Monday, December 23, 2019

Cavemen, Cavewomen, Rodeos


Part 23 of 30
The Mam & Pap
Royal Splendid Traveling Rodeo

While we do not possess records of the exact day they invented the rodeo -- for all we know it might've taken a week -- the very existence of the rodeo points to the definite fact that it happened. And like so many things in history, it may even have happened more than once! Because in millions of years many things can happen, the idea fizzles when they put it on hold, then it's taken up by a later generation.

We are not completely in the dark, though, because there are cave etchings from some of the world’s best and oldest caves that reveal all sorts of things. Naturally we know about domesticity from cave etchings. Early man sitting on the couch and the kids underfoot. The division of labor between the sexes, men getting the kids off to school while the women took the more natural path of hunting and gathering and protecting the community.

Then there’s the famed etchings of animals, animals of prey, animals for food, for domestic use, and, more interesting for us today, the first glimpses of pens, bleachers, crowds, in short the whole rodeo in rudimentary display. Archaeologists only wish they could see more, for instance to be able to read the programs they held in hand, apparently telling of the events, the performers, and even the communities involved. The mere etching of a single vertical line has been interpreted as the first claim of a particular rodeo that “We’re Number One;” imagine what we could do with a whole file cabinet.

My own thought on this is that while it is interesting, I wouldn’t pin too much research on etchings. My first thought is always “People are people, whether they lived 10,000 years ago or last week.” Which simplifies things considerably, so we’re not just gazing at scratches but observing living people -- some of the same characters we know today, the good, the bad, the ugly, the really ugly, and the so-ugly we move to different bleachers. My basic overall theory is what we do now, they did then.

This theory's a great time-saver, too, because we can skip caves all together. Examine what we do and there's your answer. The only point of discomfort I’ve seen so far is having to explain it continuously to the various idiots at shows. They demand, “What are you doing under the bleachers?,” thinking we’re trying to look up their wife’s dress. “Nope, nope, just anthropological research, we’re exploring primitive rodeo attendees from 10,000 years ago by observing you in this modern day!”

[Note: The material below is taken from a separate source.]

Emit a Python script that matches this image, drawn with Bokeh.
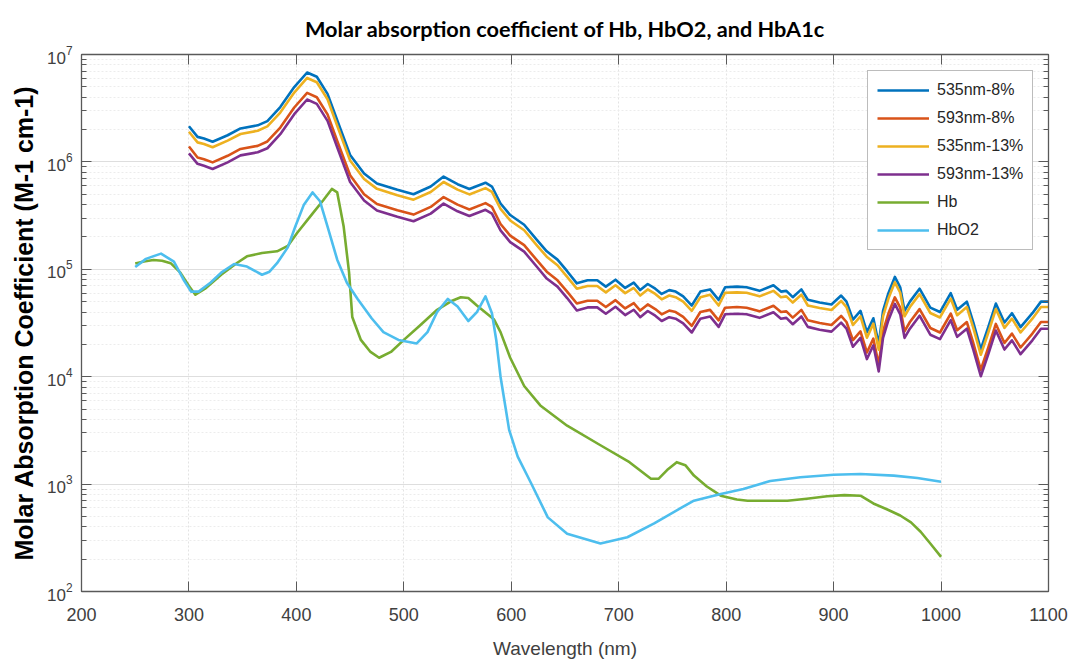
from bokeh.plotting import figure
from bokeh.models import (Legend, LegendItem, LinearAxis, LogAxis, FixedTicker,
                          CustomLabelingPolicy)
from bokeh.embed import file_html
from bokeh.resources import INLINE

# ---------------- data ----------------
wl_hba1c = [300, 308, 314, 322, 336, 348, 364, 373, 385, 398, 410, 419, 429, 438, 450,
            463, 475, 494, 509, 525, 537, 550, 561, 576, 582, 590, 599, 612, 624, 633,
            643, 652, 661, 671, 680, 688, 697, 706, 714, 720, 727, 734, 740, 747, 753,
            760, 768, 776, 785, 793, 799, 810, 819, 831, 844, 851, 856, 862, 870, 876,
            887, 898, 907, 912, 918, 925, 931, 937, 942, 946, 951, 957, 962, 966, 971,
            980, 990, 999, 1009, 1015, 1024, 1030, 1037, 1044, 1051, 1059, 1066, 1074,
            1085, 1093, 1100]

nm535_8 = [2.15e6, 1.71e6, 1.65e6, 1.54e6, 1.77e6, 2.05e6, 2.19e6, 2.40e6, 3.24e6, 4.97e6,
           6.80e6, 6.2e6, 4.3e6, 2.44e6, 1.16e6, 7.8e5, 6.3e5, 5.5e5, 5.0e5, 5.9e5,
           7.3e5, 6.2e5, 5.6e5, 6.4e5, 5.9e5, 4.1e5, 3.2e5, 2.6e5, 1.87e5, 1.47e5,
           1.23e5, 9.6e4, 7.4e4, 7.9e4, 7.9e4, 6.9e4, 8.0e4, 6.7e4, 7.5e4, 6.4e4,
           7.3e4, 6.6e4, 5.9e4, 6.4e4, 6.2e4, 5.6e4, 4.6e4, 6.2e4, 6.5e4, 5.2e4,
           6.8e4, 6.9e4, 6.8e4, 6.3e4, 7.1e4, 6.2e4, 6.3e4, 5.5e4, 6.5e4, 5.2e4,
           4.9e4, 4.7e4, 5.7e4, 5.0e4, 3.4e4, 4.1e4, 2.6e4, 3.5e4, 2.0e4, 4.1e4,
           6.0e4, 8.5e4, 6.8e4, 4.1e4, 5.0e4, 6.6e4, 4.4e4, 4.0e4, 6.0e4, 4.2e4,
           5.0e4, 3.2e4, 1.8e4, 2.9e4, 4.8e4, 3.2e4, 3.9e4, 2.9e4, 3.9e4, 5.0e4, 5.0e4]

nm593_8 = [1.39e6, 1.10e6, 1.06e6, 9.9e5, 1.14e6, 1.32e6, 1.41e6, 1.55e6, 2.09e6, 3.21e6,
           4.39e6, 4.00e6, 2.77e6, 1.57e6, 7.5e5, 5.0e5, 4.06e5, 3.55e5, 3.23e5, 3.81e5,
           4.71e5, 4.0e5, 3.61e5, 4.13e5, 3.81e5, 2.64e5, 2.06e5, 1.68e5, 1.21e5, 9.5e4,
           7.9e4, 6.2e4, 4.8e4, 5.1e4, 5.1e4, 4.45e4, 5.16e4, 4.32e4, 4.84e4, 4.13e4,
           4.71e4, 4.26e4, 3.81e4, 4.13e4, 4.0e4, 3.61e4, 2.97e4, 4.0e4, 4.19e4, 3.35e4,
           4.39e4, 4.45e4, 4.39e4, 4.06e4, 4.58e4, 4.0e4, 4.06e4, 3.55e4, 4.19e4, 3.35e4,
           3.16e4, 3.03e4, 3.68e4, 3.23e4, 2.19e4, 2.64e4, 1.68e4, 2.26e4, 1.29e4, 2.64e4,
           3.87e4, 5.48e4, 4.39e4, 2.64e4, 3.23e4, 4.26e4, 2.84e4, 2.58e4, 3.87e4, 2.71e4,
           3.23e4, 2.06e4, 1.16e4, 1.87e4, 3.10e4, 2.06e4, 2.52e4, 1.87e4, 2.52e4, 3.23e4, 3.23e4]

nm535_13 = [1.91e6, 1.52e6, 1.47e6, 1.37e6, 1.58e6, 1.82e6, 1.95e6, 2.14e6, 2.88e6, 4.42e6,
            6.05e6, 5.52e6, 3.83e6, 2.17e6, 1.03e6, 6.94e5, 5.61e5, 4.90e5, 4.45e5, 5.25e5,
            6.50e5, 5.52e5, 4.98e5, 5.70e5, 5.25e5, 3.65e5, 2.85e5, 2.31e5, 1.66e5, 1.31e5,
            1.09e5, 8.5e4, 6.6e4, 7.0e4, 7.0e4, 6.1e4, 7.1e4, 6.0e4, 6.7e4, 5.7e4,
            6.5e4, 5.9e4, 5.25e4, 5.7e4, 5.5e4, 5.0e4, 4.1e4, 5.5e4, 5.8e4, 4.6e4,
            6.05e4, 6.1e4, 6.05e4, 5.6e4, 6.3e4, 5.5e4, 5.6e4, 4.9e4, 5.8e4, 4.6e4,
            4.36e4, 4.18e4, 5.07e4, 4.45e4, 3.03e4, 3.65e4, 2.31e4, 3.12e4, 1.78e4, 3.65e4,
            5.34e4, 7.57e4, 6.05e4, 3.65e4, 4.45e4, 5.87e4, 3.92e4, 3.56e4, 5.34e4, 3.74e4,
            4.45e4, 2.85e4, 1.60e4, 2.58e4, 4.27e4, 2.85e4, 3.47e4, 2.58e4, 3.47e4, 4.45e4, 4.45e4]

nm593_13 = [1.20e6, 9.6e5, 9.2e5, 8.6e5, 9.9e5, 1.15e6, 1.23e6, 1.34e6, 1.81e6, 2.78e6,
            3.81e6, 3.47e6, 2.41e6, 1.37e6, 6.5e5, 4.37e5, 3.53e5, 3.08e5, 2.80e5, 3.30e5,
            4.09e5, 3.47e5, 3.14e5, 3.58e5, 3.30e5, 2.30e5, 1.79e5, 1.46e5, 1.05e5, 8.2e4,
            6.9e4, 5.4e4, 4.14e4, 4.42e4, 4.42e4, 3.86e4, 4.48e4, 3.75e4, 4.2e4, 3.58e4,
            4.09e4, 3.70e4, 3.30e4, 3.58e4, 3.47e4, 3.14e4, 2.58e4, 3.47e4, 3.64e4, 2.91e4,
            3.81e4, 3.86e4, 3.81e4, 3.53e4, 3.98e4, 3.47e4, 3.53e4, 3.08e4, 3.64e4, 2.91e4,
            2.74e4, 2.63e4, 3.19e4, 2.80e4, 1.90e4, 2.30e4, 1.46e4, 1.96e4, 1.12e4, 2.30e4,
            3.36e4, 4.76e4, 3.81e4, 2.30e4, 2.80e4, 3.70e4, 2.46e4, 2.24e4, 3.36e4, 2.35e4,
            2.80e4, 1.79e4, 1.01e4, 1.62e4, 2.69e4, 1.79e4, 2.18e4, 1.62e4, 2.18e4, 2.80e4, 2.80e4]

wl_hb = [250, 258, 267, 275, 283, 292, 300, 306, 315, 330, 345, 354, 368, 382, 392, 401,
         415, 425, 433, 438, 444, 449, 452, 460, 469, 477, 488, 500, 515, 531, 545, 553,
         560, 568, 584, 590, 599, 612, 627, 652, 683, 710, 730, 737, 745, 754, 762, 770,
         782, 795, 810, 820, 840, 857, 875, 894, 910, 925, 937, 950, 962, 972, 981, 990, 1000]
hb = [1.13e5, 1.18e5, 1.22e5, 1.20e5, 1.14e5, 9.3e4, 7.0e4, 5.8e4, 6.6e4, 8.9e4, 1.15e5,
      1.32e5, 1.42e5, 1.47e5, 1.65e5, 2.2e5, 3.3e5, 4.4e5, 5.6e5, 5.2e5, 2.5e5, 9.4e4,
      3.6e4, 2.2e4, 1.7e4, 1.5e4, 1.7e4, 2.2e4, 3.0e4, 4.2e4, 5.1e4, 5.5e4, 5.4e4, 4.6e4,
      3.4e4, 2.6e4, 1.5e4, 8.2e3, 5.4e3, 3.5e3, 2.3e3, 1.6e3, 1.12e3, 1.12e3, 1.35e3,
      1.6e3, 1.5e3, 1.2e3, 9.5e2, 7.8e2, 7.2e2, 7.0e2, 7.0e2, 7.0e2, 7.3e2, 7.7e2, 7.9e2,
      7.8e2, 6.6e2, 5.8e2, 5.1e2, 4.4e2, 3.6e2, 2.8e2, 2.1e2]

wl_hbo2 = [250, 260, 274, 286, 295, 302, 309, 320, 330, 342, 354, 368, 375, 382, 392, 399,
           407, 415, 422, 429, 438, 447, 457, 470, 481, 495, 512, 522, 531, 541, 550, 560,
           568, 576, 582, 586, 590, 598, 606, 618, 634, 652, 683, 708, 733, 758, 770, 795,
           816, 841, 869, 900, 925, 956, 978, 1000]
hbo2 = [1.05e5, 1.25e5, 1.40e5, 1.18e5, 8.0e4, 6.2e4, 6.2e4, 7.5e4, 9.3e4, 1.12e5, 1.06e5,
        8.9e4, 9.5e4, 1.14e5, 1.6e5, 2.5e5, 4.0e5, 5.2e5, 4.3e5, 2.5e5, 1.23e5, 7.5e4,
        5.3e4, 3.5e4, 2.6e4, 2.2e4, 2.04e4, 2.6e4, 4.0e4, 5.3e4, 4.5e4, 3.3e4, 4.0e4,
        5.6e4, 3.9e4, 2.2e4, 1.0e4, 3.2e3, 1.8e3, 1.04e3, 4.9e2, 3.45e2, 2.8e2, 3.2e2,
        4.3e2, 6.0e2, 7.0e2, 8.1e2, 9.0e2, 1.07e3, 1.16e3, 1.22e3, 1.24e3, 1.2e3, 1.14e3, 1.05e3]

x_ticks = [200, 300, 400, 500, 600, 700, 800, 900, 1000, 1100]
y_ticks = [1e2, 1e3, 1e4, 1e5, 1e6, 1e7]
y_minor = [k * 10 ** e for e in range(2, 7) for k in range(2, 10)]
title_text = "Molar absorption coefficient of Hb, HbO2, and HbA1c"

series = [
    ("535nm-8%", wl_hba1c, nm535_8, "#0072BD"),
    ("593nm-8%", wl_hba1c, nm593_8, "#D95319"),
    ("535nm-13%", wl_hba1c, nm535_13, "#EDB120"),
    ("593nm-13%", wl_hba1c, nm593_13, "#7E2F8E"),
    ("Hb", wl_hb, hb, "#77AC30"),
    ("HbO2", wl_hbo2, hbo2, "#4DBEEE"),
]

# ---------------- figure ----------------
p = figure(width=1073, height=661, x_range=(200, 1100), y_range=(1e2, 1e7),
           y_axis_type="log", output_backend="svg", toolbar_location=None,
           min_border_left=81, min_border_right=25, min_border_top=54,
           min_border_bottom=68, background_fill_color="white",
           border_fill_color="white")

p.title.text = title_text
p.title.align = "center"
p.title.text_font = "Lato"
p.title.text_font_style = "bold"
p.title.text_font_size = "21.7px"
p.title.text_color = "#000000"
p.title.standoff = 17

axis_col = "#595959"
label_col = "#404040"
sans = "Liberation Sans"
yt = FixedTicker(ticks=y_ticks, minor_ticks=y_minor)
xt = FixedTicker(ticks=x_ticks)

bottom = p.xaxis[0]
left = p.yaxis[0]

bottom.ticker = xt
bottom.axis_label = "Wavelength (nm)"
bottom.axis_label_text_font = sans
bottom.axis_label_text_font_style = "normal"
bottom.axis_label_text_font_size = "19px"
bottom.axis_label_text_color = label_col
bottom.axis_label_standoff = 14
bottom.major_label_standoff = 16

left.ticker = yt
left.axis_label = "Molar Absorption Coefficient (M-1 cm-1)"
left.axis_label_text_font = sans
left.axis_label_text_font_style = "bold"
left.axis_label_text_font_size = "25px"
left.axis_label_text_color = "#000000"
left.axis_label_standoff = 6
left.major_label_standoff = 9

hide = CustomLabelingPolicy(code="""
try { return new indices.constructor(indices.size, 0) }
catch (e) { for (const i of [...indices.ones()]) { indices.unset(i) } return indices }
""")
top = LinearAxis(ticker=xt, major_label_policy=hide, major_label_standoff=0)
right = LogAxis(ticker=yt, major_label_policy=hide, major_label_standoff=0)
p.add_layout(top, "above")
p.add_layout(right, "right")

for ax in [bottom, left, top, right]:
    ax.axis_line_color = axis_col
    ax.axis_line_width = 1.3
    ax.major_tick_line_color = axis_col
    ax.minor_tick_line_color = axis_col
    ax.major_tick_in = 10
    ax.major_tick_out = 0
    ax.minor_tick_in = 5
    ax.minor_tick_out = 0
    ax.major_label_text_font = sans
    ax.major_label_text_color = label_col
for ax in [bottom, top]:
    ax.minor_tick_line_color = None
bottom.major_label_text_font_size = "18px"
left.major_label_text_font_size = "17px"
top.major_label_text_font_size = "1px"
right.major_label_text_font_size = "1px"

p.xgrid.grid_line_color = "#e3e3e3"
p.xgrid.grid_line_dash = "2 2"
p.ygrid.grid_line_color = "#dedede"
p.ygrid.minor_grid_line_color = "#ececec"
p.ygrid.minor_grid_line_dash = "2 2"
p.outline_line_color = axis_col

items = []
for name, xs, ys, col in series:
    r = p.line(xs, ys, line_color=col, line_width=2.6, line_join="round")
    items.append(LegendItem(label=name, renderers=[r]))

legend = Legend(items=items, location=(786, 341), orientation="vertical",
                glyph_width=52, glyph_height=20, label_height=20, spacing=8,
                padding=9, margin=0, label_standoff=8,
                label_text_font=sans, label_text_font_size="16px",
                label_text_color="#262626", border_line_color="#7a7a7a",
                border_line_width=1.2, background_fill_color="white",
                background_fill_alpha=1.0)
p.add_layout(legend)

open("out.html", "w").write(file_html(p, INLINE))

While the research is extensive, it didn't take long to determine that ancient man at ancient rodeos were very finicky about researchers observing them that closely. Even back then they were anxious about their privacy. They may have worn skins nothing like our clothing today, but they still didn’t want anyone getting peeks, particularly at their women. Then as now, they wanted to enjoy the show without having to worry about researchers crawling the crowds pretending to document their lives while they were busy looking for action of a more carnal sort.